Po siedemnastej, zaopatrzony w zwiększony zapas płynów, wybrałem się na przejażdżkę. Temperatura nadal była wysoka, ale lubię takie wyzwania. Najpierw pojechałem ciągiem ulic Kosocicka, Rżącka, Cechowa, Stojałowskiego, Podmokła. Przejechałem obok centrum handlowego „Zakopianka” i znalazłem się na ulicy Zbrojarzy. Tam pokręciłem się trochę po różnych pomniejszych uliczkach, by w końcu dojechać do Norymberskiej. To ulica, która sąsiaduje z Zakrzówkiem, czyli zalewem powstałym na miejscu kamieniołomu wapnia. Z racji ryzyka upadku z dużej wysokości, potwierdzonego niestety przez wiele śmiertelnych wypadków, obowiązuje tutaj zakaz wstępu.
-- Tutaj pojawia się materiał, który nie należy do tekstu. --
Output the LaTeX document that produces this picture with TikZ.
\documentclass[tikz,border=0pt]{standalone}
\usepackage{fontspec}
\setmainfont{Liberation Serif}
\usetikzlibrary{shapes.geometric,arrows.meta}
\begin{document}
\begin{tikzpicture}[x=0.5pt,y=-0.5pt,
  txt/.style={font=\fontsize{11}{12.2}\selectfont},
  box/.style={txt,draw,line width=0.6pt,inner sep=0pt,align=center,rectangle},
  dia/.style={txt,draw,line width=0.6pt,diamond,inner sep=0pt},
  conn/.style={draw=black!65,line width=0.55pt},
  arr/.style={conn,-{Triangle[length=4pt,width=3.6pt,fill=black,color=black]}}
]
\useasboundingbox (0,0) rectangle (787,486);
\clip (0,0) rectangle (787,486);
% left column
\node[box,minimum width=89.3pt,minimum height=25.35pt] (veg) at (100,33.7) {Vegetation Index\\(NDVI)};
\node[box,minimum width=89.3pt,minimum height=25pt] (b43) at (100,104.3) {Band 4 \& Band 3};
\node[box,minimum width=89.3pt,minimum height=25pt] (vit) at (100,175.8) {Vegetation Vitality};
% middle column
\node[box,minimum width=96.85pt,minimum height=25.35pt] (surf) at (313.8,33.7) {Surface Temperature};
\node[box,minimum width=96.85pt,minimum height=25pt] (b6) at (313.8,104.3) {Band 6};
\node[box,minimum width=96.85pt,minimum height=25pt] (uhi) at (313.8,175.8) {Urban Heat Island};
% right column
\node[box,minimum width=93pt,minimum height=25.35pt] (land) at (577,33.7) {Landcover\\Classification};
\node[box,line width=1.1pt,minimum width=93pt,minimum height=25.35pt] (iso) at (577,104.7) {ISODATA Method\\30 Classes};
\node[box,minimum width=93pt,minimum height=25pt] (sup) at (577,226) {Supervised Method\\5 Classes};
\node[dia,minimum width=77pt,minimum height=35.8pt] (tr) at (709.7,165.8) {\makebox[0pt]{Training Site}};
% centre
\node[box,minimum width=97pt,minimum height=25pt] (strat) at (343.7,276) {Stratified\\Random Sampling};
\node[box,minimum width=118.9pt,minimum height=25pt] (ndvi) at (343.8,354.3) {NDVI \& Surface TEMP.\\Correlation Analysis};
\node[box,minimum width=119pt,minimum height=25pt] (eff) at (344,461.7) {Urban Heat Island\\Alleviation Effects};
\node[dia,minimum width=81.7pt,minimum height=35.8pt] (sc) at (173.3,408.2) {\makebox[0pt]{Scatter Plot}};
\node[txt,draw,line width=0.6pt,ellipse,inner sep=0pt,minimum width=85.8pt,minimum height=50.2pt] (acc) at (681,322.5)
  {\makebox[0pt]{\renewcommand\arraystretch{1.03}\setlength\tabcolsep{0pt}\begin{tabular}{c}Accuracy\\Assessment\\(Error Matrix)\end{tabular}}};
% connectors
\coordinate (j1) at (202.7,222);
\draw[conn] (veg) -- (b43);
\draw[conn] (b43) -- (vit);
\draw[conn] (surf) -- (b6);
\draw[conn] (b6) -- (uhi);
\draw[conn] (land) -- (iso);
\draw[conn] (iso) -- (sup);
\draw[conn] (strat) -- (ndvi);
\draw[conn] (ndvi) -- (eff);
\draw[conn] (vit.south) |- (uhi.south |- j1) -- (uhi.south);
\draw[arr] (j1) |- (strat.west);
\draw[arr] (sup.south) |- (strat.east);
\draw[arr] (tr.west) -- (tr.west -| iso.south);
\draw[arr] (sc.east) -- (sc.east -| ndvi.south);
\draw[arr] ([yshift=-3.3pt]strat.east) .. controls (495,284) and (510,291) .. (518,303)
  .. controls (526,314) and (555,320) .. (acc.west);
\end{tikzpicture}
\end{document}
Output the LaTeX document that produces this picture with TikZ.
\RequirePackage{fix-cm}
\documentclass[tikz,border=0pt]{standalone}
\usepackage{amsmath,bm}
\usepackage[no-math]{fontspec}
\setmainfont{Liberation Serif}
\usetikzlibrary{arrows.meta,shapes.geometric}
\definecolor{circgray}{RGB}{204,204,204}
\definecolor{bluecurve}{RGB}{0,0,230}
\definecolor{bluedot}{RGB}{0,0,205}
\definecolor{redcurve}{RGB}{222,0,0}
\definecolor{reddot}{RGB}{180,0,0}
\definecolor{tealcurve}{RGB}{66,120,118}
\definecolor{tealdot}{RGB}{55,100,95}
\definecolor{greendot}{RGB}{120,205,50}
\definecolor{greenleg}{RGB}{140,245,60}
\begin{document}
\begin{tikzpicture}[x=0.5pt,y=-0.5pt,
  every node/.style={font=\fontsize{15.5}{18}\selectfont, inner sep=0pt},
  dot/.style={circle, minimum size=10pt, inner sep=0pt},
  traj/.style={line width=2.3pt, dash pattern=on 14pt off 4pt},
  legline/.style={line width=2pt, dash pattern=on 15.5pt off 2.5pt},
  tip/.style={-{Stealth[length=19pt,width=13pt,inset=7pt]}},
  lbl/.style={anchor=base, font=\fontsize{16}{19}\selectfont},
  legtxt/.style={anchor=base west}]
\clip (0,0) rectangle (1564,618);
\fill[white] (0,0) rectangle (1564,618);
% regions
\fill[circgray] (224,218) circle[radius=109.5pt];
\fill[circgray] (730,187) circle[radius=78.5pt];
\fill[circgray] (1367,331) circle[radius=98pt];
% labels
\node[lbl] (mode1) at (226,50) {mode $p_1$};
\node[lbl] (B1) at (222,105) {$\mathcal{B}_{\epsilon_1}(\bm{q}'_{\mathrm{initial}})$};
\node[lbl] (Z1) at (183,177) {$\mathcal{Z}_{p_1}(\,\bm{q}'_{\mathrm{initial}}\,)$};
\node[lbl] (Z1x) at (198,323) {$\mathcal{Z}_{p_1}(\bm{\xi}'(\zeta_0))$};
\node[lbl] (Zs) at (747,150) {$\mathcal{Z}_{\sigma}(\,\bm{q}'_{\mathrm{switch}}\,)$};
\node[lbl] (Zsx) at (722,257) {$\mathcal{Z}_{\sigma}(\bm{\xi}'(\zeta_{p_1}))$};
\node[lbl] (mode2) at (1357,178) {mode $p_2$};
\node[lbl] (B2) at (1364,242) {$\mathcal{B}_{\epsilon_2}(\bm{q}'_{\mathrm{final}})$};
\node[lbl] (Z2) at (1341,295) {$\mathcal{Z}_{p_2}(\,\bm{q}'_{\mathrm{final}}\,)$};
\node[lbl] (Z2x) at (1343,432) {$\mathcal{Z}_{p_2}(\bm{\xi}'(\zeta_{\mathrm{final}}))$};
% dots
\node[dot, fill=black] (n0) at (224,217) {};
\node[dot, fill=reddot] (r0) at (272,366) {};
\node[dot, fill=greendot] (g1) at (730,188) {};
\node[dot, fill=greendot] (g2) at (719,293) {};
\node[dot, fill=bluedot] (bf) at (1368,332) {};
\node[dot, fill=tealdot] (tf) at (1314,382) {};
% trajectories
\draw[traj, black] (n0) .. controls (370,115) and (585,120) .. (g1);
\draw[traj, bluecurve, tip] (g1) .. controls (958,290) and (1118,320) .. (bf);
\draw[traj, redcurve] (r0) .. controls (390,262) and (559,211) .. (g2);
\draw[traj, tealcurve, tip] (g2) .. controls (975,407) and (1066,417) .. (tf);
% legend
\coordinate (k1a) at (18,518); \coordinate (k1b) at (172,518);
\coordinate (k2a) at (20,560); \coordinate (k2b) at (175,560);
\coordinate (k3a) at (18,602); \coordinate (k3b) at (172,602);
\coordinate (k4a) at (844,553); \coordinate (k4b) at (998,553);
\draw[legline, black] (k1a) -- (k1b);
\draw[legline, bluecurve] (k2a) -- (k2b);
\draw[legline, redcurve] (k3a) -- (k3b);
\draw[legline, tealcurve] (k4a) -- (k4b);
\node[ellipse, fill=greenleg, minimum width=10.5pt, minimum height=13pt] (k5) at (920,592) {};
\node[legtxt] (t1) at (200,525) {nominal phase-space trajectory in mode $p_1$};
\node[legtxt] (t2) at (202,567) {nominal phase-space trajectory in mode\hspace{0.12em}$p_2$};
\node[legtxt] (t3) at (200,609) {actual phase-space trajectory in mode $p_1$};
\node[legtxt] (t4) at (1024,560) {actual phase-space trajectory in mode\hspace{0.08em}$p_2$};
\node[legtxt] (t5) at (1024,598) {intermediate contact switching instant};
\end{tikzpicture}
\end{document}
Obowiązuje… w teorii. Z trudem przeciskałem się pomiędzy zaparkowanymi samochodami i tłumami spragnionych słońca i wody Krakowian. W końcu uporałem się z tymi „przeszkodami” i dotarłem do Tynieckiej.
Pojechałem w stronę Tyńca, ale przed autostradą skręciłem w Kolną. Tam przejechałem na drugi brzeg Wisły i dojechałem do Księcia Józefa. Kolejnym punktem „programu” był Kryspinów, czyli bardziej cywilizowane, w porównaniu do Zakrzówka, miejsce wypoczynku ludzi z miasta. Tutaj także były tłumy, a ponad nimi unosił się swojski zapach grillowanego mięsiwa – zjawisko najbardziej pożądane w upalne popołudnie.
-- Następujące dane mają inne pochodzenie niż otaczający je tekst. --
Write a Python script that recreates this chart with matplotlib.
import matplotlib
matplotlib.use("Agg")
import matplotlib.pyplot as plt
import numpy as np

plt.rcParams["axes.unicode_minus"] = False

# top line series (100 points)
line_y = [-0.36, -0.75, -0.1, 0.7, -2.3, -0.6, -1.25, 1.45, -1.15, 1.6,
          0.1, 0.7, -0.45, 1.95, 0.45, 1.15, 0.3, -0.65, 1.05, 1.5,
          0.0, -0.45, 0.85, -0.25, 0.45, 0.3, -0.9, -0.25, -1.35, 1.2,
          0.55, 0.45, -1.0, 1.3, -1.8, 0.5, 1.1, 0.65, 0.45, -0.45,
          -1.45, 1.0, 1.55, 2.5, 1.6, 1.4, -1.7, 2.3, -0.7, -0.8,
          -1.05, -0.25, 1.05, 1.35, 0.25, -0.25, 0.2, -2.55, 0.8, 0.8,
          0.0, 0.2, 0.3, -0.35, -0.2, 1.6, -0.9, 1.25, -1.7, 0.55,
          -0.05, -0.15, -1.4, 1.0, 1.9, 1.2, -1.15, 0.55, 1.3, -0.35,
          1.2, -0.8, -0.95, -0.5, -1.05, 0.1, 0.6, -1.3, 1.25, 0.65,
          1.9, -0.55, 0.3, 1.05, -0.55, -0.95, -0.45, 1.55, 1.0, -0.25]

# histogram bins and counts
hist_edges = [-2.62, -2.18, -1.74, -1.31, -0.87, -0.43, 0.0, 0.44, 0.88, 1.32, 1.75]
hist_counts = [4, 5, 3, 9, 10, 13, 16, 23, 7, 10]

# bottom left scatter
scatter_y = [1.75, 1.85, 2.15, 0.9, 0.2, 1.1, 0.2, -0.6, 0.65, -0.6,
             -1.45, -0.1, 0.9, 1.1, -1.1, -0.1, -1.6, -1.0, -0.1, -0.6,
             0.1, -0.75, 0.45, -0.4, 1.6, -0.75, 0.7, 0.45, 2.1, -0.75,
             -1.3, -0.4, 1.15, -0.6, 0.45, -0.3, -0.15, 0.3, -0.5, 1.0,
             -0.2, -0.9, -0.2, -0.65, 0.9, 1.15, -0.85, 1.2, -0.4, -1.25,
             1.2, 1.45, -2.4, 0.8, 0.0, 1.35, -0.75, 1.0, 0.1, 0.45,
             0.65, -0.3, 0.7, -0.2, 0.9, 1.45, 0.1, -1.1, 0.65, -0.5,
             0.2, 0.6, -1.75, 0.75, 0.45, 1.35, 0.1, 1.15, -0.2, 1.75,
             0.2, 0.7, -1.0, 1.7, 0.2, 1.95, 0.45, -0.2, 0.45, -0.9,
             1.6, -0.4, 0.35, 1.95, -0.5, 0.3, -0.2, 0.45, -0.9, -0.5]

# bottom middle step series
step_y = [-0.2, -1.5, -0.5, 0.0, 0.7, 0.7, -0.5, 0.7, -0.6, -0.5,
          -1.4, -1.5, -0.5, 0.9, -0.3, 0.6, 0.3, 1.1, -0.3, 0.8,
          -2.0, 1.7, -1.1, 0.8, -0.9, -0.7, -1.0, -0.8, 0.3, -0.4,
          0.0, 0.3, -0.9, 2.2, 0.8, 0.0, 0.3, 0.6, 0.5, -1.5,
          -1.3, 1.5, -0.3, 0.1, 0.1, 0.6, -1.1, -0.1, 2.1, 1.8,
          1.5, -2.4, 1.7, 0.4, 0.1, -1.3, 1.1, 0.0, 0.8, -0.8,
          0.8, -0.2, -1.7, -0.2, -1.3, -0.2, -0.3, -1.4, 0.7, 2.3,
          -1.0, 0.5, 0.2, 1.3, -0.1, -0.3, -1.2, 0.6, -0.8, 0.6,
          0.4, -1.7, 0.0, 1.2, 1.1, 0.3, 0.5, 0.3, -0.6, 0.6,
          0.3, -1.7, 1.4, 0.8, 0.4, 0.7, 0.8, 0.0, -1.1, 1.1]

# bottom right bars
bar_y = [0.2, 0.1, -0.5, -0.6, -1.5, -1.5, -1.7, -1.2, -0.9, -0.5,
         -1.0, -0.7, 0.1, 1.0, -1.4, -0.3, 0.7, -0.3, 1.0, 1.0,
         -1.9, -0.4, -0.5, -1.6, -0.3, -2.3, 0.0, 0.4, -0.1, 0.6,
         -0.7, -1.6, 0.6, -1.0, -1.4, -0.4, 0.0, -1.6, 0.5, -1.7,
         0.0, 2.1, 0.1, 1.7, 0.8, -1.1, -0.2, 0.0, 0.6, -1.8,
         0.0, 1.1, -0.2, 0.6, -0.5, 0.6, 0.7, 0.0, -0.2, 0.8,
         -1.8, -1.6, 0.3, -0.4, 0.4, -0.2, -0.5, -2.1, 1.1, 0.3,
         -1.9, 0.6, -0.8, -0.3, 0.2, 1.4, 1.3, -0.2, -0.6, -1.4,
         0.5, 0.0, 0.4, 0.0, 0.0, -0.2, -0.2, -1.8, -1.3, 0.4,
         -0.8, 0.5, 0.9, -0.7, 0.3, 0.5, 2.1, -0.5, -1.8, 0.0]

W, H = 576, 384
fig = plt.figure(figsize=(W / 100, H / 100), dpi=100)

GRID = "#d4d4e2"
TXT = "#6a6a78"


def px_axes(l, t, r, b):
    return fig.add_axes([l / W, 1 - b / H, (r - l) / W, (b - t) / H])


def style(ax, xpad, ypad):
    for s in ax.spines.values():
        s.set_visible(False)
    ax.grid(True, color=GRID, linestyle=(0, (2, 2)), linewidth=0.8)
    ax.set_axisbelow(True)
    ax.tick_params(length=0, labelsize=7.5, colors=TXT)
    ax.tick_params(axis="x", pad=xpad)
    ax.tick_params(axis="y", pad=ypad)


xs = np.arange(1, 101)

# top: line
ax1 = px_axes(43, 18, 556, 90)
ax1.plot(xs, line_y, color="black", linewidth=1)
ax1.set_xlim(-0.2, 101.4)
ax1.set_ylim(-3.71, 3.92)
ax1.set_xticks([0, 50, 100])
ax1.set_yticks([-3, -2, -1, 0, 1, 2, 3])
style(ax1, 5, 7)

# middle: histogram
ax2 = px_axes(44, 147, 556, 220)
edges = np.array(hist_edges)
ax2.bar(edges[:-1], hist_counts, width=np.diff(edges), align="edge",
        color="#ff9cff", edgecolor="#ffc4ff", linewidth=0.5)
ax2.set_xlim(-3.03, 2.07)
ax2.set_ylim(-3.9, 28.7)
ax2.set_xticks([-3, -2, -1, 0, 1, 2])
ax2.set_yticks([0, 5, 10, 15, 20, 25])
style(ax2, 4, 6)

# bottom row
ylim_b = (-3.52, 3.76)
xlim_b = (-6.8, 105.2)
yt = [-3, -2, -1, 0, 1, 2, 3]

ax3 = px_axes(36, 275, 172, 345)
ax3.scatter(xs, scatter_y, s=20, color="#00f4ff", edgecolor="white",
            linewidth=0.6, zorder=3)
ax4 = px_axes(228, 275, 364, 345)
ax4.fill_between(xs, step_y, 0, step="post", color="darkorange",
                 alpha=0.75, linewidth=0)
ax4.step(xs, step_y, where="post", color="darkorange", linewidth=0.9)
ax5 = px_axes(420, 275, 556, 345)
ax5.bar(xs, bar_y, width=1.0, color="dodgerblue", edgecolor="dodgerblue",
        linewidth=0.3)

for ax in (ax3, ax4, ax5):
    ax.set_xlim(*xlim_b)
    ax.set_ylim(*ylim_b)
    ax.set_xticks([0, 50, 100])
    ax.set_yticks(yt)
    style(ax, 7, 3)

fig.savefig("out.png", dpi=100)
Dojechałem do Balic, a za nimi skręciłem w stronę Zabierzowa. Ta część drogi była zacieniona, co miało zdecydowany wpływ na temperaturę otoczenia. W Zabierzowie skręciłem na wschód, by przez Rząskę dotrzeć do Krakowa. Nie byłem specjalnie zmęczony, a zapasy wody miałem jeszcze na tyle solidne, że zamiast najkrótszej drogi powrotnej, wybrałem jazdę naokoło. Przejechałem więc ulicami Ojcowską, Gaik i Łokietka. Wrocławską i Mazowiecką dotarłem do centrum miasta, a potem pojechałem jeszcze Aleją Pokoju do Sołtysowskiej. Bocznymi drogami dotarłem do Mostu Wandy, a stamtąd miałem już tylko jakieś 9 km do domu i do tradycyjnej szklanki lodowatej Coca-Coli.